### WORK TO BE COMPLETED
Please write out the lines of the data exactly, beginning with the first and ending with the line containing "W, H = 948, 439"; leave the pictures behind.
============================================================
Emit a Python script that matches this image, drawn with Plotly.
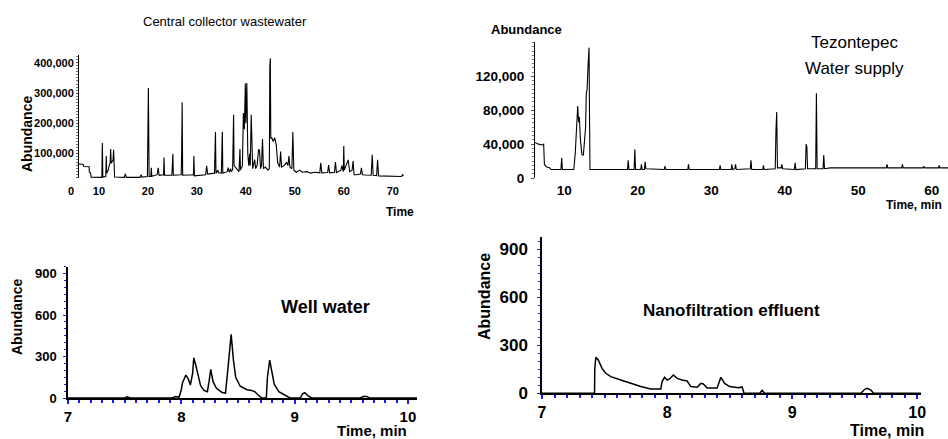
import plotly.graph_objects as go

W, H = 948, 439

# ---------------- data ----------------
# Panel 1: Central collector wastewater (time in min, abundance)
ccw_time = [5.7, 6.8, 6.9, 8.0, 8.05, 8.3, 8.4, 10.6, 10.7, 10.8, 11.4, 11.5, 11.6, 11.9, 12.1, 12.3, 12.4,
            12.5, 12.8, 12.9, 13.0, 13.1, 13.2, 15.2, 15.4, 15.6, 18.4, 18.6, 18.8, 19.9, 20.0, 20.1, 20.25,
            20.6, 20.7, 20.8, 21.9, 22.1, 22.3, 23.2, 23.3, 23.4, 24.9, 25.1, 25.2, 26.8, 26.9, 27.0, 27.1,
            29.3, 29.4, 29.5, 31.8, 32.0, 32.2, 33.6, 33.8, 33.9, 34.3, 34.4, 35.0, 35.2, 35.3, 36.2, 36.4,
            36.6, 36.9, 37.0, 37.3, 37.5, 37.6, 38.6, 38.8, 38.9, 39.3, 39.5, 39.7, 39.9, 40.0, 40.2, 40.4,
            40.6, 40.8, 40.9, 41.1, 41.2, 41.4, 41.8, 42.0, 42.3, 42.6, 42.8, 43.0, 43.2, 43.4, 43.6, 44.0,
            44.5, 44.8, 44.9, 45.0, 45.1, 45.3, 45.6, 45.9, 46.2, 46.5, 46.9, 47.1, 47.3, 47.8, 48.3, 48.6,
            48.8, 49.0, 49.4, 49.6, 49.8, 50.3, 51.0, 51.5, 52.5, 53.2, 54.0, 55.1, 55.3, 55.5, 56.7, 56.9,
            57.1, 58.1, 58.3, 58.5, 59.4, 59.6, 59.9, 60.0, 60.1, 60.5, 60.9, 61.2, 61.7, 61.9, 62.1, 62.6,
            63.4, 63.6, 63.8, 64.5, 65.6, 65.8, 66.0, 66.7, 66.9, 67.1, 68.0, 70.0, 71.8, 72.0, 72.2]
ccw_abund = [66000, 64000, 57000, 56000, 38000, 36000, 22000, 21000, 135000, 22000, 24000, 92000, 35000,
             45000, 60000, 70000, 115000, 68000, 75000, 80000, 112000, 85000, 22000, 21000, 33000, 21000,
             21000, 30000, 22000, 24000, 200000, 317000, 24000, 25000, 53000, 25000, 30000, 53000, 28000,
             30000, 87000, 28000, 28000, 99000, 28000, 30000, 105000, 270000, 28000, 30000, 92000, 26000,
             30000, 59000, 32000, 35000, 171000, 35000, 45000, 36000, 35000, 172000, 35000, 40000, 53000,
             38000, 50000, 40000, 45000, 228000, 60000, 40000, 115000, 45000, 60000, 234000, 180000,
             332000, 200000, 333000, 100000, 60000, 100000, 60000, 228000, 180000, 50000, 80000, 50000,
             60000, 114000, 110000, 50000, 60000, 148000, 50000, 55000, 45000, 50000, 390000, 415000,
             150000, 152000, 140000, 152000, 130000, 70000, 55000, 107000, 55000, 60000, 70000, 60000,
             92000, 55000, 50000, 171000, 45000, 38000, 45000, 38000, 40000, 35000, 38000, 36000, 69000,
             36000, 37000, 62000, 36000, 38000, 72000, 37000, 45000, 60000, 40000, 125000, 45000, 60000,
             79000, 40000, 45000, 75000, 30000, 30000, 32000, 53000, 30000, 29000, 28000, 96000, 28000,
             27000, 79000, 26000, 26000, 25000, 24000, 30000, 26000]
ccw_xticks = [4.3, 10, 20, 30, 40, 50, 60, 70]
ccw_xtext = ["0", "10", "20", "30", "40", "50", "60", "70"]
ccw_yticks = [100000, 200000, 300000, 400000]
ccw_ytext = ["100,000", "200,000", "300,000", "400,000"]

# Panel 2: Tezontepec water supply
tez_time = [6.0, 6.5, 7.0, 7.2, 7.3, 7.6, 8.0, 8.2, 9.55, 9.65, 9.75, 11.3, 11.5, 11.7, 11.83, 11.95, 12.05,
            12.2, 12.4, 12.6, 12.7, 12.8, 12.9, 13.0, 13.1, 13.25, 13.37, 13.45, 13.5, 18.6, 18.7, 18.8,
            19.5, 19.6, 19.7, 20.4, 20.5, 20.6, 20.9, 21.0, 21.1, 23.6, 23.7, 23.8, 26.8, 26.9, 27.0, 31.1,
            31.2, 31.3, 32.7, 32.8, 32.9, 33.2, 33.3, 33.4, 35.3, 35.4, 35.5, 37.0, 37.1, 37.2, 38.7, 38.8,
            38.9, 39.0, 39.5, 39.6, 39.7, 41.3, 41.4, 41.5, 42.8, 42.9, 43.0, 43.1, 44.2, 44.3, 44.4, 45.2,
            45.3, 45.4, 46.2, 53.8, 53.9, 54.0, 55.9, 56.0, 56.1, 58.8, 58.9, 59.0, 60.9, 61.0, 61.1, 62.2]
tez_abund = [42000, 40000, 39000, 40000, 16000, 13000, 12000, 10000, 10000, 24000, 10000, 10000, 30000,
             70000, 85000, 66000, 72000, 45000, 28000, 27000, 40000, 50000, 60000, 100000, 104000, 135000,
             154000, 60000, 10000, 10000, 21000, 10000, 10000, 34000, 10000, 10000, 16000, 10000, 10000,
             19000, 11000, 10000, 14000, 10000, 10000, 16000, 10000, 10000, 15000, 10000, 10000, 16000,
             10000, 11000, 16000, 10000, 11000, 21000, 10000, 10000, 15000, 10000, 11000, 57000, 78000,
             12000, 12000, 16000, 11000, 10000, 18000, 10000, 11000, 40000, 37000, 11000, 11000, 100000,
             11000, 11000, 27000, 11000, 12000, 12000, 16000, 12000, 12000, 16000, 12000, 12000, 14000,
             12000, 12000, 15000, 12000, 12000]
tez_xticks = [10, 20, 30, 40, 50, 60]
tez_yticks = [0, 40000, 80000, 120000]
tez_ytext = ["0", "40,000", "80,000", "120,000"]

# Panel 3: Well water
well_time = [7.0, 7.5, 7.52, 7.55, 7.92, 7.95, 7.98, 8.0, 8.01, 8.04, 8.06, 8.08, 8.1, 8.11, 8.13, 8.15, 8.17,
             8.2, 8.23, 8.245, 8.26, 8.28, 8.31, 8.36, 8.39, 8.41, 8.43, 8.44, 8.46, 8.48, 8.52, 8.58, 8.62,
             8.65, 8.68, 8.71, 8.75, 8.76, 8.78, 8.8, 8.82, 8.86, 8.92, 8.96, 9.05, 9.07, 9.09, 9.12, 9.15,
             9.58, 9.61, 9.64, 9.66, 10.08]
well_abund = [0, 0, 8, 0, 0, 10, 5, 60, 108, 166, 140, 94, 180, 291, 230, 150, 90, 55, 46, 120, 207, 118, 70,
              40, 36, 200, 400, 460, 274, 150, 85, 60, 55, 45, 20, 0, 0, 150, 274, 180, 100, 45, 15, 0, 0, 30,
              38, 15, 0, 0, 12, 10, 0, 0]

# Panel 4: Nanofiltration effluent
nano_time = [7.0, 7.42, 7.422, 7.43, 7.45, 7.48, 7.51, 7.55, 7.63, 7.71, 7.79, 7.87, 7.95, 7.96, 7.98, 8.0,
             8.02, 8.05, 8.08, 8.12, 8.16, 8.19, 8.24, 8.27, 8.29, 8.32, 8.40, 8.43, 8.46, 8.5, 8.57, 8.6,
             8.615, 8.74, 8.76, 8.78, 9.55, 9.58, 9.6, 9.63, 9.65, 10.03]
nano_abund = [0, 0, 150, 225, 208, 156, 125, 104, 83, 62, 42, 27, 27, 73, 100, 83, 90, 114, 93, 83, 77, 42,
              38, 62, 58, 33, 33, 100, 62, 42, 35, 40, 0, 0, 18, 0, 0, 25, 31, 20, 0, 0]

min_ticks = [7, 8, 9, 10]
abund_ticks = [0, 300, 600, 900]

# ---------------- styling ----------------
ARIAL = "Liberation Sans, Arial, Helvetica, sans-serif"
BLUE = "#1a1aff"


def px(x):
    return x / W


def py(y):
    return 1 - y / H


fig = go.Figure()
fig.add_trace(go.Scatter(x=ccw_time, y=ccw_abund, mode="lines", line=dict(color="black", width=1.1),
                         xaxis="x", yaxis="y", showlegend=False, hoverinfo="skip"))
fig.add_trace(go.Scatter(x=tez_time, y=tez_abund, mode="lines", line=dict(color="black", width=1.1),
                         xaxis="x2", yaxis="y2", showlegend=False, hoverinfo="skip"))
fig.add_trace(go.Scatter(x=well_time, y=well_abund, mode="lines", line=dict(color="black", width=1.5),
                         xaxis="x3", yaxis="y3", showlegend=False, hoverinfo="skip"))
fig.add_trace(go.Scatter(x=nano_time, y=nano_abund, mode="lines", line=dict(color="black", width=1.5),
                         xaxis="x4", yaxis="y4", showlegend=False, hoverinfo="skip"))

common = dict(showgrid=False, zeroline=False, fixedrange=True, automargin=False)


def tf(size):
    return dict(family=ARIAL, size=size, color="black", weight="bold")


fig.update_layout(
    width=W, height=H, margin=dict(l=0, r=0, t=0, b=0, pad=0, autoexpand=False),
    paper_bgcolor="white", plot_bgcolor="white", showlegend=False,
    # panel 1
    xaxis=dict(domain=[px(71), px(405)], range=[4.3, 72.5], anchor="y", showline=False, ticks="",
               tickvals=ccw_xticks, ticktext=ccw_xtext, ticklabelstandoff=5, tickfont=tf(11), **common),
    yaxis=dict(domain=[py(178), py(55)], range=[19000, 426000], anchor="free", position=px(78),
               showline=True, linecolor="black", linewidth=1, ticks="outside", ticklen=2, tickcolor="#555",
               tickvals=ccw_yticks, ticktext=ccw_ytext, ticklabelstandoff=0,
               minor=dict(dtick=10000, ticks="outside", ticklen=2, tickcolor="#777"),
               tickfont=tf(11), **common),
    # panel 2
    xaxis2=dict(domain=[px(535), 1.0], range=[6.02, 62.2], anchor="y2", showline=False, ticks="",
                tickvals=tez_xticks, ticklabelstandoff=2, tickfont=tf(13.5), **common),
    yaxis2=dict(domain=[py(178), py(41.7)], range=[0, 161000], anchor="x2",
                showline=True, linecolor="black", linewidth=1, ticks="outside", ticklen=3, tickcolor="#555",
                tickvals=tez_yticks, ticktext=tez_ytext, ticklabelstandoff=4,
                minor=dict(dtick=5000, ticks="outside", ticklen=2, tickcolor="#777"),
                tickfont=tf(13.5), **common),
    # panel 3
    xaxis3=dict(domain=[px(68), px(417)], range=[7, 10.08], anchor="y3", showline=True, linecolor="black",
                linewidth=1.5, ticks="outside", ticklen=4, tickcolor=BLUE, tickwidth=1.5,
                tickvals=min_ticks, ticklabelstandoff=0,
                minor=dict(dtick=0.1, ticks="outside", ticklen=3, tickcolor=BLUE),
                tickfont=tf(15), **common),
    yaxis3=dict(domain=[py(398), py(266.7)], range=[0, 950], anchor="x3", showline=True, linecolor="black",
                linewidth=1.5, ticks="outside", ticklen=3, tickcolor=BLUE, tickvals=abund_ticks,
                ticklabelstandoff=4,
                minor=dict(dtick=50, ticks="outside", ticklen=2, tickcolor=BLUE),
                tickfont=tf(13), **common),
    # panel 4
    xaxis4=dict(domain=[px(542), px(921)], range=[7, 10.03], anchor="y4", showline=True, linecolor="black",
                linewidth=1.5, ticks="outside", ticklen=4, tickcolor=BLUE, tickwidth=1.5,
                tickvals=min_ticks, ticklabelstandoff=0,
                minor=dict(dtick=0.1, ticks="outside", ticklen=3, tickcolor=BLUE),
                tickfont=tf(16), **common),
    yaxis4=dict(domain=[py(393.3), py(236.7)], range=[0, 979], anchor="x4", showline=True, linecolor="black",
                linewidth=1.5, ticks="outside", ticklen=3, tickcolor=BLUE, tickvals=abund_ticks,
                ticklabelstandoff=6,
                minor=dict(dtick=50, ticks="outside", ticklen=2, tickcolor=BLUE),
                tickfont=tf(17), **common),
)


def note(text, x, y, size, bold=False, angle=0):
    fig.add_annotation(text=f"<b>{text}</b>" if bold else text, x=px(x), y=py(y), xref="paper", yref="paper",
                       showarrow=False, xanchor="center", yanchor="middle", textangle=angle,
                       font=dict(family=ARIAL, size=size, color="black"))


note("Central collector wastewater", 225, 22, 13)
note("Abundance", 27, 134, 14, bold=True, angle=-90)
note("Time", 400, 212, 12, bold=True)
note("Abundance", 526, 29, 13, bold=True)
note("Tezontepec", 854, 42, 17)
note("Water supply", 854, 68, 17)
note("Time, min", 914, 205, 12, bold=True)
note("Well water", 325, 307, 18, bold=True)
note("Abundance", 17, 317, 14, bold=True, angle=-90)
note("Time, min", 372, 430, 15, bold=True)
note("Nanofiltration effluent", 731, 310, 17, bold=True)
note("Abundance", 484, 297, 16, bold=True, angle=-90)
note("Time, min", 887, 430, 16, bold=True)

fig.write_html("out.html", config={"displayModeBar": False},
               post_script="document.body.style.margin='0';document.documentElement.style.overflow='hidden';")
============================================================
### FINISHED ANSWER
Emit a Python script that matches this image, drawn with Plotly.
import plotly.graph_objects as go

W, H = 948, 439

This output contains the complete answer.